___ Stored rows
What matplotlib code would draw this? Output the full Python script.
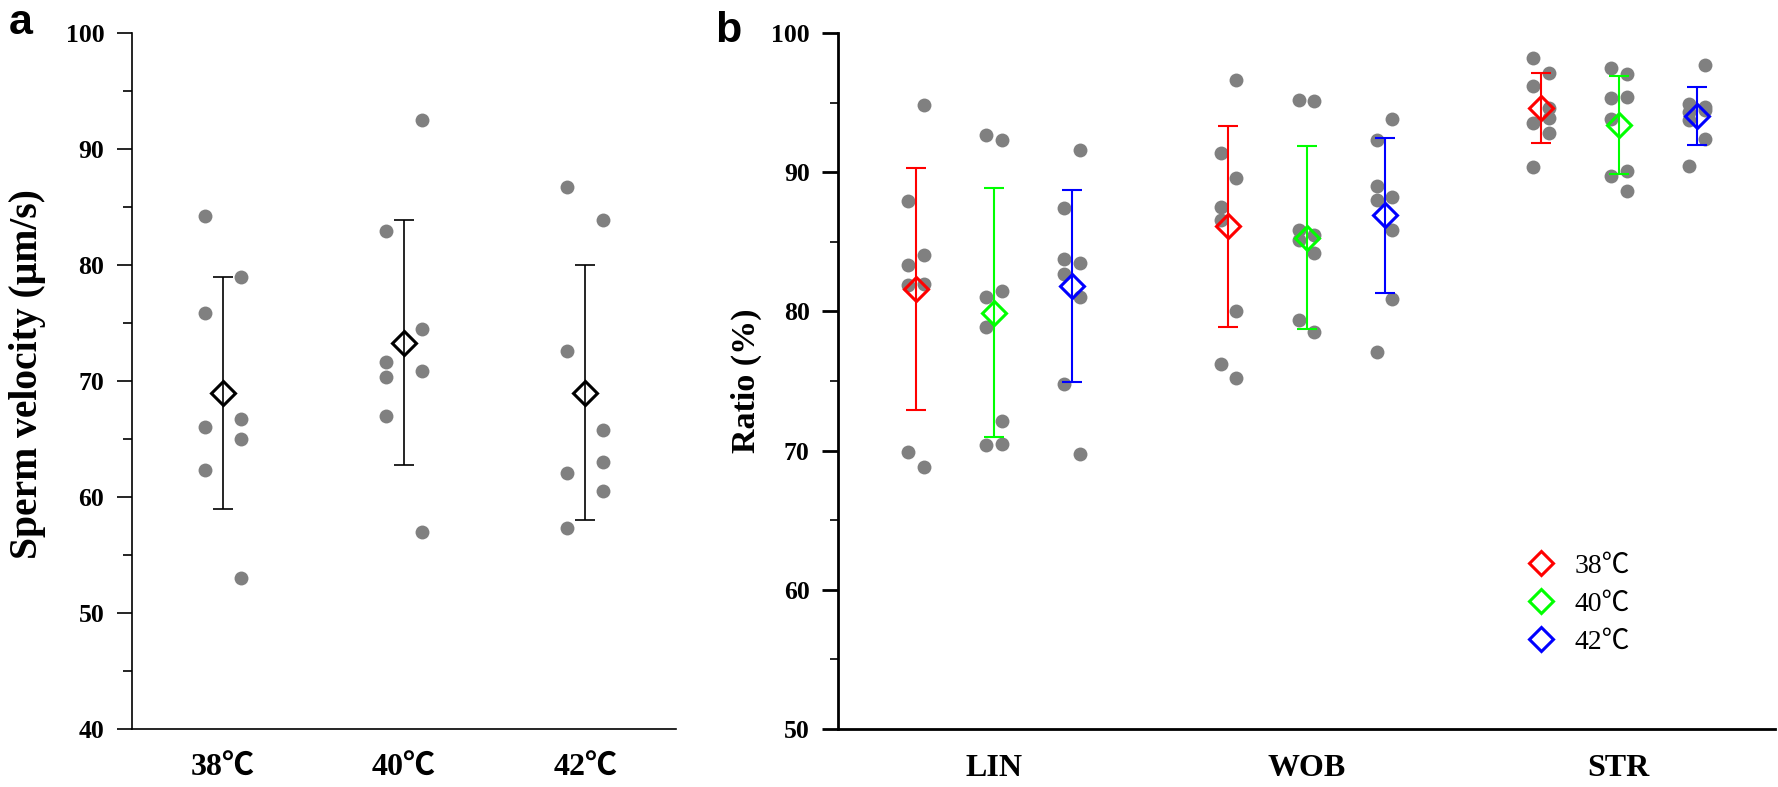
import matplotlib
matplotlib.use("Agg")
import matplotlib.pyplot as plt
from matplotlib.lines import Line2D
from matplotlib.ticker import MultipleLocator
import numpy as np

# ---------------- data ----------------
temps = ['38℃', '40℃', '42℃']
vel_left = [[84.2, 75.9, 66.0, 62.3], [82.9, 71.65, 70.35, 66.97], [86.7, 72.6, 62.1, 57.3]]
vel_right = [[79.0, 66.7, 65.0, 53.0], [92.5, 74.5, 70.9, 57.0], [83.9, 65.8, 63.0, 60.5]]
vel_mean = [69.0, 73.3, 69.0]
vel_sd = [10.0, 10.55, 11.0]

metrics = ['LIN', 'WOB', 'STR']
ratio_mean_38 = [81.6, 86.1, 94.6]
ratio_mean_40 = [79.9, 85.3, 93.4]
ratio_mean_42 = [81.8, 86.9, 94.05]
ratio_sd_38 = [8.7, 7.25, 2.5]
ratio_sd_40 = [8.95, 6.6, 3.5]
ratio_sd_42 = [6.9, 5.55, 2.1]

left_38 = [[87.9, 83.3, 81.9, 69.9], [91.4, 87.5, 86.6, 76.2], [98.2, 96.2, 93.55, 90.35]]
right_38 = [[94.8, 84.05, 82.0, 68.8], [96.6, 89.6, 80.05, 75.2], [97.1, 94.6, 93.9, 92.85]]
left_40 = [[92.7, 81.0, 78.9, 70.4], [95.2, 85.85, 85.1, 79.4], [97.45, 95.3, 93.8, 89.7]]
right_40 = [[92.3, 81.5, 72.1, 70.45], [95.1, 85.5, 84.2, 78.5], [97.05, 95.4, 90.1, 88.65]]
left_42 = [[87.45, 83.8, 82.7, 74.75], [92.3, 89.0, 88.0, 77.1], [94.9, 94.3, 93.75, 90.45]]
right_42 = [[91.6, 83.5, 81.05, 69.75], [93.8, 88.25, 85.85, 80.9], [97.7, 94.7, 94.5, 92.4]]

series_colors = ['#FF0000', '#00FF00', '#0000FF']
dot_color = '#808080'

# ---------------- style ----------------
SERIF = ['Liberation Serif', 'Noto Sans CJK SC', 'DejaVu Serif']
plt.rcParams['font.family'] = SERIF

fig = plt.figure(figsize=(17.78, 7.87), dpi=100)
W, H = 1778, 787
def axrect(l, r, t, b):
    return [l / W, (H - b) / H, (r - l) / W, (b - t) / H]

axa = fig.add_axes(axrect(132, 676, 33, 729))
axb = fig.add_axes(axrect(838, 1775, 33, 729))

# ---------------- panel a ----------------
xa = np.arange(1, len(temps) + 1)
for i in range(len(temps)):
    axa.plot([xa[i] - 0.1] * len(vel_left[i]), vel_left[i], 'o', color=dot_color,
             ms=10, mec='none', zorder=2, clip_on=False)
    axa.plot([xa[i] + 0.1] * len(vel_right[i]), vel_right[i], 'o', color=dot_color,
             ms=10, mec='none', zorder=2, clip_on=False)
axa.errorbar(xa, vel_mean, yerr=vel_sd, fmt='none', ecolor='black', elinewidth=1.2,
             capsize=7.5, capthick=1.2, zorder=3)
axa.plot(xa, vel_mean, 'D', ms=12.5, mfc='none', mec='black', mew=2.2, ls='none', zorder=4)

axa.set_xlim(0.5, 3.5)
axa.set_ylim(40, 100)
axa.set_xticks(xa)
axa.set_xticklabels(temps)
axa.yaxis.set_major_locator(MultipleLocator(10))
axa.yaxis.set_minor_locator(MultipleLocator(5))
for s in ['top', 'right']:
    axa.spines[s].set_visible(False)
for s in ['left', 'bottom']:
    axa.spines[s].set_linewidth(1.2)
axa.tick_params(axis='y', which='major', direction='out', length=11, width=1.2, pad=9,
                labelsize=18.5)
axa.tick_params(axis='y', which='minor', direction='out', length=6.5, width=1.2)
axa.tick_params(axis='x', which='both', length=0, pad=18, labelsize=23)
for lab in axa.get_yticklabels() + axa.get_xticklabels():
    lab.set_fontweight('bold')
axa.set_ylabel('Sperm velocity (μm/s)', fontsize=28.5, fontweight='bold')
axa.yaxis.set_label_coords(-0.158, 0.51)

# ---------------- panel b ----------------
xb = np.arange(1, len(metrics) + 1)
offsets = [-0.25, 0.0, 0.25]
means = [ratio_mean_38, ratio_mean_40, ratio_mean_42]
sds = [ratio_sd_38, ratio_sd_40, ratio_sd_42]
lefts = [left_38, left_40, left_42]
rights = [right_38, right_40, right_42]
for k in range(3):
    xs = xb + offsets[k]
    for j in range(len(metrics)):
        axb.plot([xs[j] - 0.025] * len(lefts[k][j]), lefts[k][j], 'o', color=dot_color,
                 ms=10, mec='none', zorder=2)
        axb.plot([xs[j] + 0.025] * len(rights[k][j]), rights[k][j], 'o', color=dot_color,
                 ms=10, mec='none', zorder=2)
    axb.errorbar(xs, means[k], yerr=sds[k], fmt='none', ecolor=series_colors[k],
                 elinewidth=1.5, capsize=7.5, capthick=1.5, zorder=3)
    axb.plot(xs, means[k], 'D', ms=12.5, mfc='none', mec=series_colors[k], mew=2.2,
             ls='none', zorder=4)

axb.set_xlim(0.5, 3.5)
axb.set_ylim(50, 100)
axb.set_xticks(xb)
axb.set_xticklabels(metrics)
axb.yaxis.set_major_locator(MultipleLocator(10))
axb.yaxis.set_minor_locator(MultipleLocator(5))
for s in ['top', 'right']:
    axb.spines[s].set_visible(False)
for s in ['left', 'bottom']:
    axb.spines[s].set_linewidth(2.0)
axb.tick_params(axis='y', which='major', direction='out', length=11.5, width=2.0, pad=9,
                labelsize=18.5)
axb.tick_params(axis='y', which='minor', direction='out', length=6, width=1.2)
axb.tick_params(axis='x', which='both', length=0, pad=18, labelsize=23)
for lab in axb.get_yticklabels() + axb.get_xticklabels():
    lab.set_fontweight('bold')
axb.set_ylabel('Ratio (%)', fontsize=24.5, fontweight='bold')
axb.yaxis.set_label_coords(-0.081, 0.50)

handles = [Line2D([], [], marker='D', ms=12.5, mfc='none', mec=c, mew=2.2, ls='none')
           for c in series_colors]
fig.legend(handles, temps, loc='center left', bbox_to_anchor=(1527 / W, (H - 604) / H),
           frameon=False, fontsize=20, handlelength=1.0, handletextpad=0.7,
           labelspacing=0.45, borderpad=0, borderaxespad=0)

# panel letters
fig.text(9 / W, (H - 34) / H, 'a', fontsize=31, fontweight='bold',
         family=['Liberation Sans', 'DejaVu Sans'], va='baseline', ha='left')
fig.text(715 / W, (H - 42) / H, 'b', fontsize=31, fontweight='bold',
         family=['Liberation Sans', 'DejaVu Sans'], va='baseline', ha='left')

fig.savefig('out.png', dpi=100)
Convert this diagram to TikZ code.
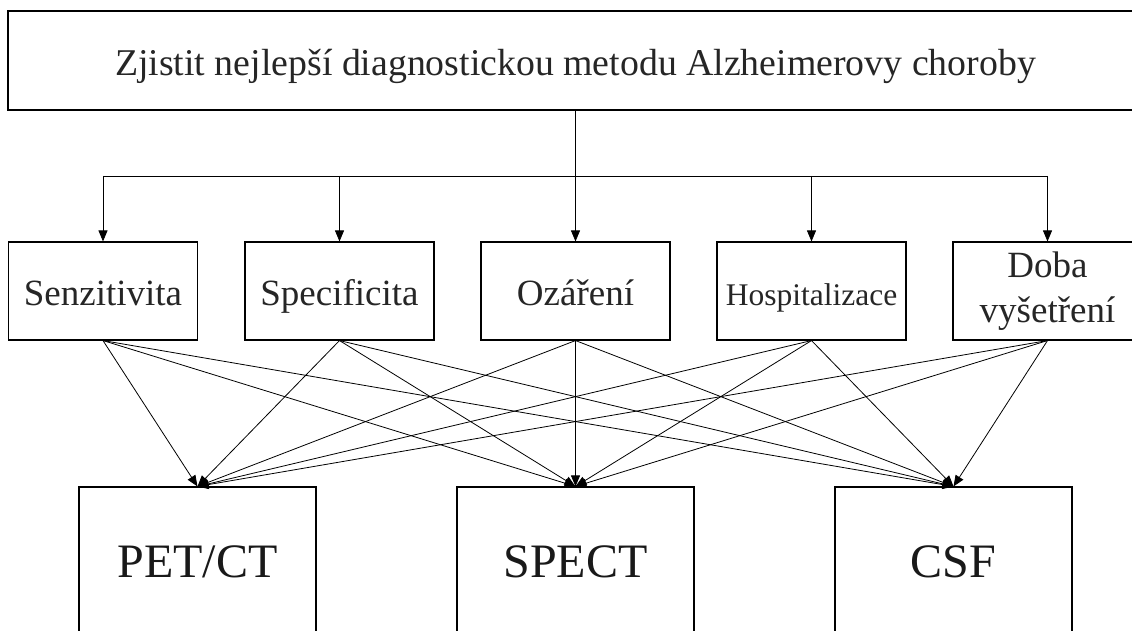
\documentclass[tikz,border=0pt]{standalone}
\usepackage{fontspec}
\setmainfont{Liberation Serif}
\usetikzlibrary{positioning, arrows.meta}

\tikzset{
  goalbox/.style={draw, line width=1.3pt, minimum width=1135pt, minimum height=99pt,
    inner sep=0pt, text height=33pt, text depth=2pt, text=black!85,
    font=\fontsize{37.8}{40}\selectfont},
  critbox/.style={draw, line width=1.1pt, minimum width=189pt, minimum height=98pt,
    inner sep=0pt, align=center, text=black!85, font=\fontsize{37}{45}\selectfont},
  onerow/.style={text height=30pt, text depth=2pt},
  methodbox/.style={draw, line width=1.1pt, minimum width=237pt, minimum height=150pt,
    inner sep=0pt, text=black!90, font=\fontsize{48}{52}\selectfont},
  link/.style={line width=0.8pt, -{Triangle[length=11pt,width=9pt]}},
}

\begin{document}
\begin{tikzpicture}[x=1pt, y=-1pt]

      \clip (0,0) rectangle (1132,631);
      \fill[white] (0,0) rectangle (1132,631);

      % Draw the goal box.
      \node[goalbox] (goal) at (575.5,60.5) {Zjistit nejlepší diagnostickou metodu Alzheimerovy choroby};

      % Draw the criteria boxes.
      \node[critbox, onerow] (senz) at (103,291) {Senzitivita};
      \node[critbox, onerow] (spec) at (339.5,291) {Specificita};
      \node[critbox, onerow] (ozar) at (575.5,291) {Ozáření};
      \node[critbox, onerow, font=\fontsize{31.5}{36}\selectfont] (hosp) at (811.5,291) {Hospitalizace};
      \node[critbox] (doba) at (1047.5,291) {Doba\\vyšetření};

      % Draw the method boxes.
      \node[methodbox] (pet) at (197.5,562) {PET/CT};
      \node[methodbox] (spect) at (575.5,562) {SPECT};
      \node[methodbox] (csf) at (953.5,562) {CSF};

      % Draw the branching arrows from the goal.
      \coordinate (bar) at (0,176);
      \draw[link] (goal.south) -- (ozar.north);
      \draw[line width=0.8pt] (bar -| senz.north) -- (bar -| doba.north);
      \draw[link] (bar -| senz.north) -- (senz.north); \draw[link] (bar -| spec.north)
      -- (spec.north); \draw[link] (bar -| hosp.north) -- (hosp.north); \draw[link]
      (bar -| doba.north) -- (doba.north);

      % Draw the arrows from every criterion to every method.
      \draw[link] (senz.south) -- (pet.north); \draw[link] (senz.south) -- (spect.north);
      \draw[link] (senz.south) -- (csf.north); \draw[link] (spec.south) -- (pet.north);
      \draw[link] (spec.south) -- (spect.north); \draw[link] (spec.south) -- (csf.north);
      \draw[link] (ozar.south) -- (pet.north); \draw[link] (ozar.south) -- (spect.north);
      \draw[link] (ozar.south) -- (csf.north); \draw[link] (hosp.south) -- (pet.north);
      \draw[link] (hosp.south) -- (spect.north); \draw[link] (hosp.south) -- (csf.north);
      \draw[link] (doba.south) -- (pet.north); \draw[link] (doba.south) -- (spect.north);
      \draw[link] (doba.south) -- (csf.north);
    \end{tikzpicture}
\end{document}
______
- Task details -
Above are the records; repeat their lines from the first through the line containing "ratio_sd_42 = [6.9, 5.55, 2.1]", and leave out each picture.

- Full solution -
What matplotlib code would draw this? Output the full Python script.
import matplotlib
matplotlib.use("Agg")
import matplotlib.pyplot as plt
from matplotlib.lines import Line2D
from matplotlib.ticker import MultipleLocator
import numpy as np

# ---------------- data ----------------
temps = ['38℃', '40℃', '42℃']
vel_left = [[84.2, 75.9, 66.0, 62.3], [82.9, 71.65, 70.35, 66.97], [86.7, 72.6, 62.1, 57.3]]
vel_right = [[79.0, 66.7, 65.0, 53.0], [92.5, 74.5, 70.9, 57.0], [83.9, 65.8, 63.0, 60.5]]
vel_mean = [69.0, 73.3, 69.0]
vel_sd = [10.0, 10.55, 11.0]

metrics = ['LIN', 'WOB', 'STR']
ratio_mean_38 = [81.6, 86.1, 94.6]
ratio_mean_40 = [79.9, 85.3, 93.4]
ratio_mean_42 = [81.8, 86.9, 94.05]
ratio_sd_38 = [8.7, 7.25, 2.5]
ratio_sd_40 = [8.95, 6.6, 3.5]
ratio_sd_42 = [6.9, 5.55, 2.1]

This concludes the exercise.